The Coinbase Premium index reflects the price difference of Bitcoin between the Binance and Coinbase Advanced exchanges. Since Coinbase Advanced is exclusively geared toward institutional and professional clients, while Binance remains the main platform for retail traders, a persistently lower price on Coinbase indicates a clear bearish sentiment specifically among large capital holders.
Macroeconomic backdrop: inflation hits risk assets
This dynamic is a direct reflection of the current macroeconomic backdrop, which remains extremely unfavorable for risk assets. Fresh data on the Personal Consumption Expenditures (PCE) price index only worsened the picture.

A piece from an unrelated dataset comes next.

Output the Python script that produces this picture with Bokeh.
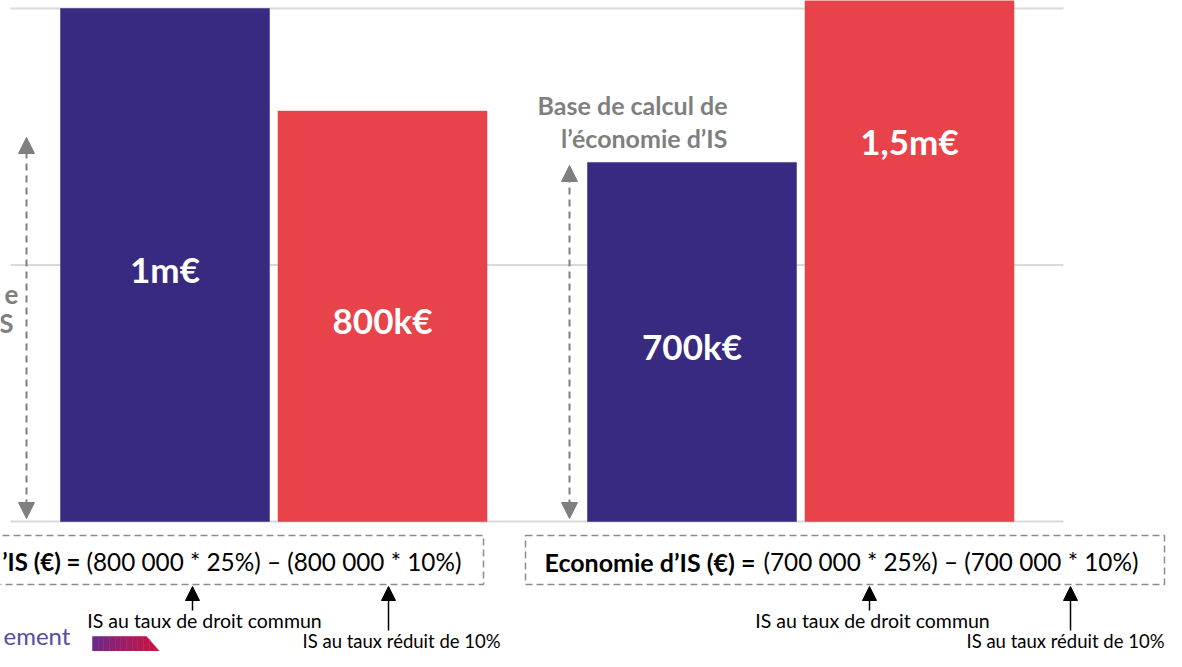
import numpy as np
from bokeh.plotting import figure
from bokeh.models import Range1d, Arrow, NormalHead
from bokeh.core.properties import value
from bokeh.embed import file_html
from bokeh.resources import INLINE

# ---------------- data ----------------
groups = ["Cas 1", "Cas 2"]
series = ["Droit commun", "Taux réduit"]
values = [1_000_000, 800_000, 700_000, 1_500_000]
bar_labels = ["1m€", "800k€", "700k€", "1,5m€"]
grid_ticks = [0, 500_000, 1_000_000]
formula_bold = ["\u2019IS (€) =", "Economie d\u2019IS (€) ="]
formula_rest = ["(800 000 * 25%) \u2013 (800 000 * 10%)", "(700 000 * 25%) \u2013 (700 000 * 10%)"]
note_common = "IS au taux de droit commun"
note_reduced = "IS au taux réduit de 10%"
base_label_right = ["Base de calcul de", "l\u2019économie d\u2019IS"]
base_label_left = ["e", "S"]
logo_text = "ement"

# ---------------- layout ----------------
W, H = 1166, 651
BASE_PX, TOP_PX = 521, 8          # picture pixel of value 0 and of 1m
PX_PER_VAL = (BASE_PX - TOP_PX) / 1_000_000


def Y(px):
    return (BASE_PX - px) / PX_PER_VAL


FONT = value("Lato")
BLUE, RED = "#382A81", "#E8434A"
GREY = "#7F7F7F"

p = figure(width=W, height=H, output_backend="svg", toolbar_location=None,
           x_range=Range1d(0, W), y_range=Range1d(Y(H), Y(0)),
           x_axis_location=None, y_axis_location=None, min_border=0,
           outline_line_color=None)
p.xgrid.visible = False
p.ygrid.visible = False
p.background_fill_color = "white"
p.border_fill_color = "white"

# bar positions computed from group / series indices
first_center, series_step, group_step, bar_w = 164.5, 217.5, 527.0, 209.0
xs = [first_center + g * group_step + s * series_step
      for g in range(len(groups)) for s in range(len(series))]
colors = [BLUE, RED] * len(groups)

# grid lines
p.segment(x0=[10] * len(grid_ticks), x1=[1063] * len(grid_ticks),
          y0=grid_ticks, y1=grid_ticks, line_color="#D9D9D9", line_width=2)

# bars
p.vbar(x=xs, width=bar_w, bottom=0, top=values, fill_color=colors,
       line_color=colors, line_width=0.5)

# bar value labels
p.text(x=xs, y=[v / 2 for v in values], text=bar_labels, text_font=FONT,
       text_font_style="bold", text_font_size="35px", text_color="white",
       text_align="center", text_baseline="middle", y_offset=4)

# "Base de calcul" labels
p.text(x=[727, 727], y=[Y(104), Y(137)], text=base_label_right, text_font=FONT,
       text_font_style="bold", text_font_size="25px", text_color=GREY,
       text_align="right", text_baseline="middle")
p.text(x=[18, 13], y=[Y(294), Y(322)], text=base_label_left, text_font=FONT,
       text_font_style="bold", text_font_size="26px", text_color=GREY,
       text_align="right", text_baseline="middle")

# dashed double arrows
for ax, top_px in [(26, 137), (569, 165)]:
    p.add_layout(Arrow(x_start=ax, y_start=Y(518), x_end=ax, y_end=Y(top_px),
                       line_color=GREY, line_width=2, line_dash="7 5",
                       start=NormalHead(size=16, fill_color=GREY, line_color=GREY),
                       end=NormalHead(size=16, fill_color=GREY, line_color=GREY)))

# dashed formula boxes
p.quad(left=[-20, 525], right=[483, 1164], bottom=[Y(584), Y(584)], top=[Y(535), Y(535)],
       fill_color=None, line_color="#8C8C8C", line_width=1.5, line_dash="7 4")

# formulas (bold part + regular part)
p.text(x=[80, 755], y=[Y(561)] * 2, text=formula_bold, text_font=FONT,
       text_font_style="bold", text_font_size=["24px", "25px"], text_color="black",
       text_align="right", text_baseline="middle")
p.text(x=[86, 763], y=[Y(561)] * 2, text=formula_rest, text_font=FONT,
       text_font_size="24.3px", text_color="black",
       text_align="left", text_baseline="middle")

# black pointer arrows
for ax, bot_px in [(192, 610), (388, 630), (869, 610), (1070, 630)]:
    p.add_layout(Arrow(x_start=ax, y_start=Y(bot_px), x_end=ax, y_end=Y(586),
                       line_color="black", line_width=1.5,
                       end=NormalHead(size=14, fill_color="black", line_color="black")))

p.text(x=[204, 872], y=[Y(620)] * 2, text=[note_common] * 2, text_font=FONT,
       text_font_size="19.5px", text_color="black", text_align="center",
       text_baseline="middle")
p.text(x=[302, 1164], y=[Y(640)] * 2, text=[note_reduced] * 2, text_font=FONT,
       text_font_size="18.5px", text_color="black", text_align=["left", "right"],
       text_baseline="middle")

# logo fragment bottom-left
p.text(x=[3], y=[Y(635)], text=[logo_text], text_font=FONT,
       text_font_size="24px", text_color="#5B4A9E", text_align="left",
       text_baseline="middle")
n = 12
c0 = np.array([0x6A, 0x2A, 0x8A])
c1 = np.array([0xD4, 0x12, 0x3C])
edges = np.linspace(92, 160, n + 1)
top_y, bot_y = 636, 652
knee = 146


def ry(x):
    return top_y + max(x - knee, 0) * (bot_y - top_y) / (160 - knee)


pxs, pys, pcols = [], [], []
for i in range(n):
    a, b = edges[i], edges[i + 1]
    t = (i + 0.5) / n
    c = (c0 + (c1 - c0) * t).astype(int)
    col = "#%02x%02x%02x" % tuple(c)
    poly = [(a, ry(a))]
    if a < knee < b:
        poly.append((knee, top_y))
    poly += [(b, ry(b)), (b, bot_y), (a, bot_y)]
    pxs.append([q[0] for q in poly])
    pys.append([Y(q[1]) for q in poly])
    pcols.append(col)
p.patches(xs=pxs, ys=pys, fill_color=pcols, line_color=pcols, line_width=0.5)

open("out.html", "w").write(file_html(p, INLINE))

The indicator came in at 4.1% against an expected 4.0%, while core PCE stood at 3.4% versus a forecast of 3.3%. These are the highest levels since April 2023.

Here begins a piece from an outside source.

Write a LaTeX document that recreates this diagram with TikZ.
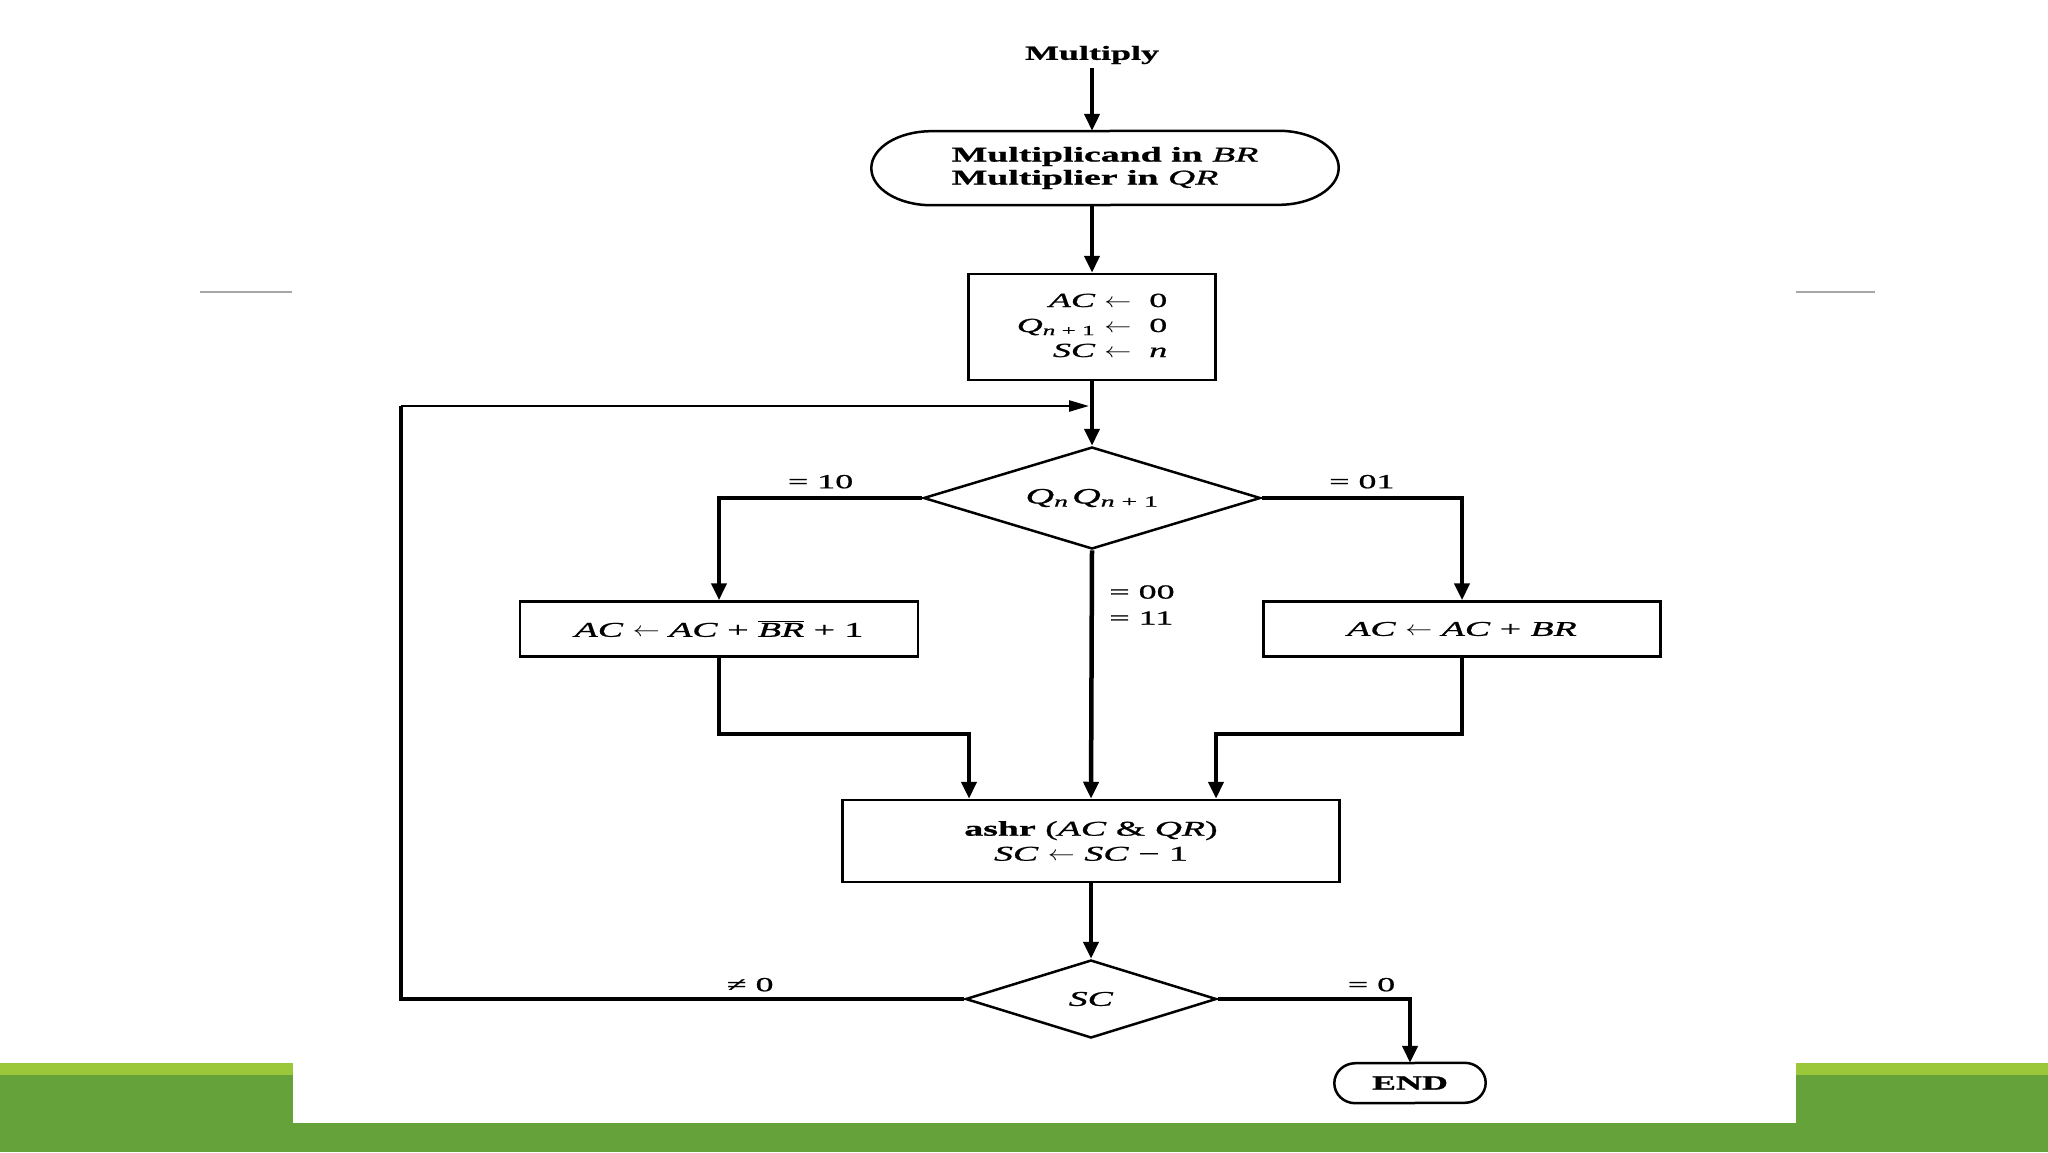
\documentclass[tikz,border=0pt]{standalone}
\usepackage{fontspec}
\usepackage{graphicx}
\setmainfont{Liberation Serif}[FakeStretch=1.8,FakeBold=1]
\usetikzlibrary{arrows.meta,shapes.geometric}

\definecolor{leafgreen}{HTML}{9BC83A}
\definecolor{mossgreen}{HTML}{66A23A}

\newcommand{\getsto}{\scalebox{1.3}[1]{$\leftarrow$}}

\tikzset{
  flow/.style={line width=4.5pt,-{Triangle[length=17pt,width=15pt]}},
  box/.style={draw,line width=2.5pt,rectangle,inner sep=0pt},
  test/.style={draw,line width=2.5pt,diamond,inner sep=0pt},
  cond/.style={font=\fontsize{20}{26}\selectfont},
}

\begin{document}
\begin{tikzpicture}[x=1pt,y=1pt,font=\fontsize{21}{25}\selectfont]
  \useasboundingbox (0,0) rectangle (2048,-1152);
  % slide
  \fill[white] (0,0) rectangle (2048,-1152);
  \fill[leafgreen] (0,-1063) rectangle (2048,-1075);
  \fill[mossgreen] (0,-1075) rectangle (2048,-1152);
  \fill[white] (293,-1000) rectangle (1796,-1123);
  \draw[black!35,line width=2.5pt] (200,-292) -- (292,-292);
  \draw[black!35,line width=2.5pt] (1796,-292) -- (1875,-292);

  % nodes
  \node[font=\fontsize{20}{24}\selectfont\bfseries] (mul) at (1092,-55) {Multiply};
  \node[minimum width=347, minimum height=74, inner sep=0pt, align=left,
        font=\fontsize{21}{23}\selectfont\bfseries] (load) at (1105,-168)
       {Multiplicand in {\mdseries\itshape BR}\\Multiplier in {\mdseries\itshape QR}};
  \draw[line width=2.5pt] (load.north east) arc[start angle=90,end angle=-90,x radius=60,y radius=37]
    -- (load.south west) arc[start angle=270,end angle=90,x radius=60,y radius=37] -- cycle;
  \node[box, minimum width=247, minimum height=106, font=\fontsize{20}{25}\selectfont] (init) at (1092,-327)
       {\begin{tabular}{@{}r@{\ }c@{\ \ }l@{}}
          \textit{AC} & \getsto & 0\\
          \textit{Q}\textsubscript{\textit{n} + 1} & \getsto & 0\\
          \textit{SC} & \getsto & \textit{n}
        \end{tabular}};
  \node[test, shape aspect=3.3, minimum width=337, minimum height=102, font=\fontsize{22}{25}\selectfont] (qq) at (1092,-498)
       {\textit{Q}\textsubscript{\textit{n}}\,\textit{Q}\textsubscript{\textit{n} + 1}};
  \node[box, minimum width=398, minimum height=55] (negb) at (719,-629)
       {\textit{AC} \getsto{} \textit{AC} + $\overline{\hbox{\itshape BR}}$ + 1};
  \node[box, minimum width=397, minimum height=55] (addb) at (1462,-629)
       {\textit{AC} \getsto{} \textit{AC} + \textit{BR}};
  \node[box, minimum width=497, minimum height=82, align=center] (ashr) at (1091,-841)
       {\textbf{ashr} (\textit{AC} \& \textit{QR})\\\textit{SC} \getsto{} \textit{SC} − 1};
  \node[test, shape aspect=3.2, minimum width=251, minimum height=78] (sc) at (1091,-999) {\textit{SC}};
  \node[minimum width=109, minimum height=40, inner sep=0pt, font=\fontsize{20}{24}\selectfont\bfseries]
       (fin) at (1410,-1083) {END};
  \draw[line width=2.5pt] (fin.north east) arc[start angle=90,end angle=-90,x radius=21,y radius=20]
    -- (fin.south west) arc[start angle=270,end angle=90,x radius=21,y radius=20] -- cycle;

  % connectors
  \draw[flow] (mul.south) -- (mul.south |- load.north);
  \draw[flow] (init |- load.south) -- (init.north);
  \draw[flow] (init.south) -- (qq.north);
  \draw[flow] (qq.west) -| (negb.north) node[cond, pos=0.25, above, yshift=4pt] {= 10};
  \draw[flow] (qq.east) -| (addb.north) node[cond, pos=0.25, above, yshift=4pt] {= 01};
  \draw[flow] (qq.south) -- (ashr.north) node[cond, pos=0.22, right, xshift=12pt, align=left] {= 00\\= 11};
  \draw[flow] (negb.south) |- ([xshift=-122pt,yshift=65pt]ashr.north) -- ([xshift=-122pt]ashr.north);
  \draw[flow] (addb.south) |- ([xshift=125pt,yshift=65pt]ashr.north) -- ([xshift=125pt]ashr.north);
  \draw[flow] (ashr.south) -- (sc.north);
  \draw[flow] (sc.east) -| (fin.north) node[cond, pos=0.4, above, yshift=2pt] {= 0};
  \coordinate (back) at (401,-406);
  \draw[line width=4.5pt] (sc.west) -| (back) node[cond, pos=0.19, above, yshift=2pt] {≠ 0};
  \draw[line width=2.5pt, shorten >=3pt, -{Triangle[length=20pt,width=11pt]}] (back) -- (back -| init.south);
\end{tikzpicture}
\end{document}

The rise in inflation is partly linked to geopolitical tensions surrounding Iran and the United States. High inflation figures significantly reduce the chances of a loosening of monetary policy by the Federal Reserve, which puts additional pressure on Bitcoin and other risk assets.
The Fed in a trap: strong economy, but high rates
The situation was further complicated by GDP data, which came in significantly above expectations at 2.1%. A strong economy coupled with high inflation leaves the regulator with no reason to cut rates. Prospects for policy easing in the near future are virtually absent, and the likelihood of additional tightening is back on the agenda.
Under these conditions, the flight from risk among large investors remains persistent. This is why selling pressure on Bitcoin from institutions shows no signs of abating.
My expert opinion: The current situation resembles a classic "bearish trap" by institutional players, who may be using weak retail demand to accumulate positions at lower prices. However, without a macroeconomic catalyst — whether a Fed rate cut or easing inflation — a trend reversal is unlikely. Investors should prepare for a prolonged consolidation phase in the $60,000–$67,000 range.